PostPosted: Mon May 12, 2008 8:44 am    Post subject: Reply with quote

Ya-ta Boy wrote:
Perhaps we'll see droves of fact-finding commissions coming to the ROK to find out how they have structured cheap and efficient public transportation. It wouldn't be a bad idea.

What concerns me is that huge portions of the US are not suitable for public transportation. Bus lines can be put in the cities, subways can be built, but what do farmers do?

A good many of the school districts are consolidated. Several towns send kids to one centralized school. Athletic programs depend on driving a minimum of 20 miles to the next school for a game. I used to teach in a high school that was in a conference that was almost 100 miles from one side to the other.

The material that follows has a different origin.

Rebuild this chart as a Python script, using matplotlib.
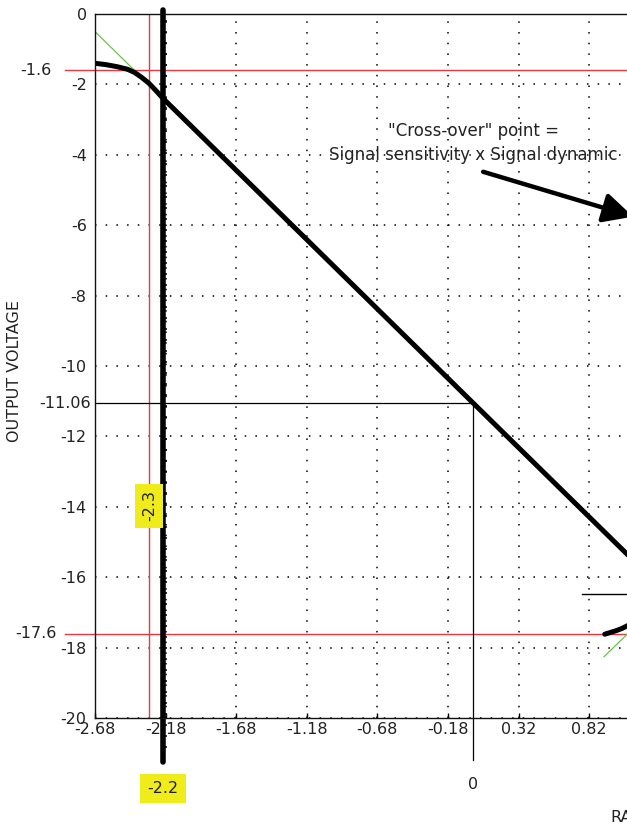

I grew up in a town that no longer has a grocery store. My mom had to drive 10 miles to get a quart of milk. (Fortunately she moved to the 'city' last year.) Small towns like that are going to die. How would you like to be stuck owning a home in a small town, unable to afford to drive to the grocery store and, obviously, unable to sell?

The human implications of this are just beginning to surface.


Well, YTB, it seems as though there are a lot of similarities in where we grew up and used to teach.

Our athletic conference was over 200 miles from one side to the other and it finally had to break up into divisions because transportation costs were eating the districts alive.

My hometown still has a grocery store, but it is mainly used for staples (milk, bread, eggs, etc.). Most people will, at least once a month, throw several big coolers in the back of the pickup and drive 90 miles to the nearest Walmart for the mega grocery shopping session. Its still cheaper for them to do that than do all their shopping at the one in-town store.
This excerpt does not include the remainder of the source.